Not content with only promoting Divine Mercy Sunday, Irene and Larry founded a Divine Mercy prayer group a few years ago. Like the Divine Mercy Sunday observation and celebration, the prayer group has grown in number from a few to 20 and in frequency from once to twice a month.
"We're slowly growing," Irene says. "My husband and I are the ministers of it. After we started our little group, we began to incorporate a ministry with the image of The Divine Mercy. We use the Skemp image. I buy 8 x 10 pictures from the Marian Fathers [NOTE: The Marian Fathers are the official promoters of Divine Mercy as Jesus revealed to St. Faustina. They are headquartered in the United States in Stockbridge, Mass., on Eden Hill, home of the National Shrine of The Divine Mercy]. We have the images blessed and make them available. For example, we've given one to the local Catholic school, installed one in the conference room at the parish rectory, presented them to parishioners who are sick, and supplied images to people who have asked us to pray the chaplet for them."
'There's So Much to Learn About the Faith'
Irene says she has the images specially framed and matted. That practice has spread; one of the members, Priscilla Ardoin, wants to visit nursing homes and bring copies of the image with her.
Irene and Larry also purchase for distribution Divine Mercy literature from the Marian Fathers. Seven years ago, the couple started a monthly parish newsletter. The newsletter takes up items of interest to Catholics, especially catechesis.
"I've been a Catholic all my life," Irene says, "but there's so much about the faith that I don't know. We figured that was true for most [Catholics], and so each month we spotlight one aspect of [our faith]. The first issue spotlighted the Mass. We also have included a lot about Divine Mercy [in the newsletter]."
From One Person, to Faith, to Many Graces
Irene says she first heard about Divine Mercy "many years ago" from "a lady one day after morning Mass." She reflected on how this one woman, through a seemingly chance encounter, got Irene and Larry onto the path of Divine Mercy and how, if the two women had not talked that day, perhaps Irene and Larry never learn of the message and devotion.
"One morning after Mass, I happened to talk to a lady," Irene says. "She began telling me about Divine Mercy.

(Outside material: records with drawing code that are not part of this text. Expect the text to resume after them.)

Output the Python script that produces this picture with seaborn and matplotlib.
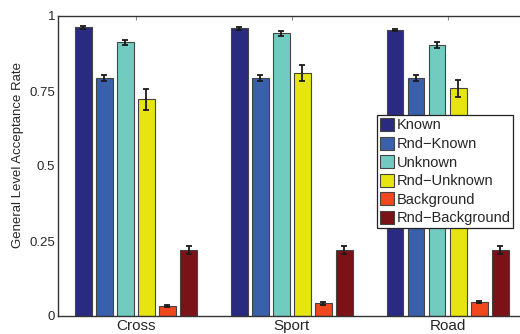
import numpy as np
import pandas as pd
import seaborn as sns
import matplotlib.pyplot as plt

categories = ['Cross', 'Sport', 'Road']
conditions = ['Known', 'Rnd\u2212Known', 'Unknown', 'Rnd\u2212Unknown', 'Background', 'Rnd\u2212Background']

# rows = condition, cols = category
rates = [
    [0.962, 0.959, 0.953],
    [0.792, 0.792, 0.792],
    [0.912, 0.942, 0.904],
    [0.722, 0.811, 0.759],
    [0.034, 0.042, 0.046],
    [0.219, 0.220, 0.221],
]
errors = [
    [0.004, 0.004, 0.004],
    [0.010, 0.010, 0.010],
    [0.007, 0.007, 0.009],
    [0.036, 0.027, 0.028],
    [0.004, 0.004, 0.004],
    [0.013, 0.013, 0.013],
]
colors = ['#2a2b80', '#3a5fab', '#72cbc1', '#e6e50f', '#f0471f', '#7a1217']

sns.set_style('white', {'xtick.direction': 'in', 'ytick.direction': 'in'})
plt.rcParams['font.family'] = ['Liberation Sans', 'DejaVu Sans']

rows = []
for cond, vals in zip(conditions, rates):
    for cat, v in zip(categories, vals):
        rows.append({'category': cat, 'condition': cond, 'rate': v})
df = pd.DataFrame(rows)

fig = plt.figure(figsize=(5.2, 3.34), dpi=100)
ax = fig.add_axes([58 / 520, 1 - 316 / 334, (525.5 - 58) / 520, 300 / 334])

sns.barplot(data=df, x='category', y='rate', hue='condition', order=categories,
            hue_order=conditions, palette=colors, width=0.81, gap=0.2,
            errorbar=None, edgecolor='#444444', linewidth=0.8, saturation=1,
            ax=ax)

for cont, errs in zip(ax.containers, errors):
    xs = [p.get_x() + p.get_width() / 2 for p in cont]
    hs = [p.get_height() for p in cont]
    ax.errorbar(xs, hs, yerr=errs, fmt='none', ecolor='#1a1a1a',
                elinewidth=1.3, capsize=2.5, capthick=1.3, zorder=5)

ax.set_xlim(-0.5, 2.5)
ax.set_ylim(0, 1)
ax.set_yticks([0, 0.25, 0.5, 0.75, 1])
ax.set_yticklabels(['0', '0.25', '0.5', '0.75', '1'])
ax.set_xlabel('')
ax.set_ylabel('General Level Acceptance Rate', fontsize=9.5)
ax.yaxis.set_label_coords(-0.073, 0.535)
ax.tick_params(axis='both', length=3, width=0.8, color='#888888',
               top=True, right=True, pad=2)
ax.tick_params(axis='x', labelsize=11)
ax.tick_params(axis='y', labelsize=9.5)
for s in ax.spines.values():
    s.set_color('#333333')
    s.set_linewidth(1.0)

handles, labels = ax.get_legend_handles_labels()
ax.legend(handles, labels, loc='upper left', bbox_to_anchor=(376.7 / 520, 1 - 115 / 334),
          bbox_transform=fig.transFigure, fontsize=10.5, frameon=True, fancybox=False,
          edgecolor='#222222', framealpha=1, borderpad=0.2, borderaxespad=0,
          handlelength=1.0, handleheight=1.0, handletextpad=0.15, labelspacing=0.28)
ax.get_legend().get_frame().set_linewidth(0.9)

fig.savefig('out.png', dpi=100)
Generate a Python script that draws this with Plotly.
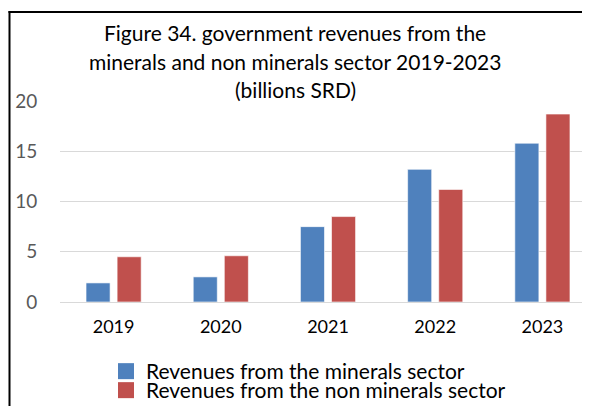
import plotly.graph_objects as go

years = ["2019", "2020", "2021", "2022", "2023"]
minerals = [1.9, 2.5, 7.5, 13.2, 15.8]
non_minerals = [4.5, 4.6, 8.5, 11.2, 18.7]
series_names = ["Revenues from the minerals sector", "Revenues from the non minerals sector"]
title_lines = ["Figure 34. government revenues from the",
               "minerals and non minerals sector 2019-2023",
               "(billions SRD)"]
y_ticks = [0, 5, 10, 15, 20]

BLUE = "#4F81BD"
RED = "#C0504D"
FONT = "Lato"

OFF = 8  # default page margin around the figure
W, H = 590 - OFF, 406 - OFF
L, R, T, B = 60 - OFF, 0, 101 - OFF, 104

fig = go.Figure()
for vals, col in [(minerals, BLUE), (non_minerals, RED)]:
    fig.add_trace(go.Bar(x=years, y=vals, marker=dict(color=col, line=dict(color="rgba(255,255,255,0.6)", width=1)),
                         showlegend=False, hoverinfo="y"))
for name, col, lg in [(series_names[0], BLUE, "legend"), (series_names[1], RED, "legend2")]:
    fig.add_trace(go.Scatter(x=[None], y=[None], mode="markers", name=name, legend=lg,
                             marker=dict(symbol="square", size=16, color=col)))

pw = W - L - R
ph = H - T - B
def px2x(p):  # page pixel -> paper x
    return (p - OFF - L) / pw
def py2y(p):  # page pixel -> paper y
    return 1 - (p - OFF - T) / ph

# chart frame: left edge and top edge
fig.add_shape(type="line", xref="paper", yref="paper", x0=px2x(9.5), x1=px2x(9.5), y0=py2y(11), y1=py2y(430),
              line=dict(color="black", width=2))
fig.add_shape(type="line", xref="paper", yref="paper", x0=px2x(8.5), x1=px2x(620), y0=py2y(12), y1=py2y(12),
              line=dict(color="black", width=2))

for line, yc in zip(title_lines, [32, 61, 89]):
    fig.add_annotation(text=line, xref="paper", yref="paper", x=px2x(295), y=py2y(yc),
                       xanchor="center", yanchor="middle", showarrow=False,
                       font=dict(family=FONT, size=21, color="#000000"))

leg_common = dict(xref="container", yref="container", xanchor="left", yanchor="top",
                  font=dict(family=FONT, size=21, color="#000000"), itemwidth=30,
                  bgcolor="rgba(0,0,0,0)")

fig.update_layout(
    width=W, height=H,
    margin=dict(l=L, r=R, t=T, b=B, autoexpand=False),
    paper_bgcolor="white", plot_bgcolor="white",
    font=dict(family=FONT, size=18, color="#000000"),
    barmode="group", bargap=0.42, bargroupgap=0.226,
    xaxis=dict(type="category", range=[-0.5, 4.444], showgrid=False, showline=False, zeroline=False,
               ticks="outside", ticklen=8, tickcolor="rgba(0,0,0,0)",
               tickfont=dict(family=FONT, size=18, color="#000000")),
    yaxis=dict(range=[0, 20], tickvals=y_ticks, showgrid=True, gridcolor="#D9D9D9", gridwidth=1,
               zeroline=True, zerolinecolor="#D9D9D9", zerolinewidth=1, showline=False,
               ticks="outside", ticklen=18, tickcolor="rgba(0,0,0,0)",
               tickfont=dict(family=FONT, size=19, color="#595959")),
    legend=dict(x=(106 - OFF) / W, y=1 - (351 - OFF) / H, **leg_common),
    legend2=dict(x=(106 - OFF) / W, y=1 - (370 - OFF) / H, **leg_common),
    showlegend=True,
)

fig.write_html("out.html", config={"displayModeBar": False})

It got my interest right away, and I began to learn about it, mainly through reading. The moment I heard about Divine Mercy, I felt called to be 'doing' it, to devoting my life to help spread it as best I could. My husband took to it as well.
"Larry and I felt the best way would be to start where we live, right here and right now. Soon after hearing about Divine Mercy, I developed a health condition. I prayed to God that if He got me through it, I would do all I could to spread Divine Mercy."
From there, Irene says "so many people" have received grace and shared blessings.
A Message for Our Times ... and Some Advice
"Divine Mercy is a message for our times," Irene says. "I think the world is in a lot of trouble. People have lost hope. There are so many people who don't know about Divine Mercy. I do take seriously the request of Jesus of St. Faustina to spread the message to the world."
Asked what she would recommend to others who want to do as she and Larry have done — to become evangelizers for and of Divine Mercy — Irene says, "Get some people interested. If we work together, we can do wonderful things. A lot of people want spiritual guidance. There's a lot of people hurting out there, and I think there's a receptive audience for healing and hope."
She recommends starting simple. For example, one strategy is to distribute images of The Divine Mercy or Divine Mercy prayercards. The outlets for such pictures and cards are limited only by a person's imagination and energy, she says.
You'll find, she says, that "this work resonates with a lot of people."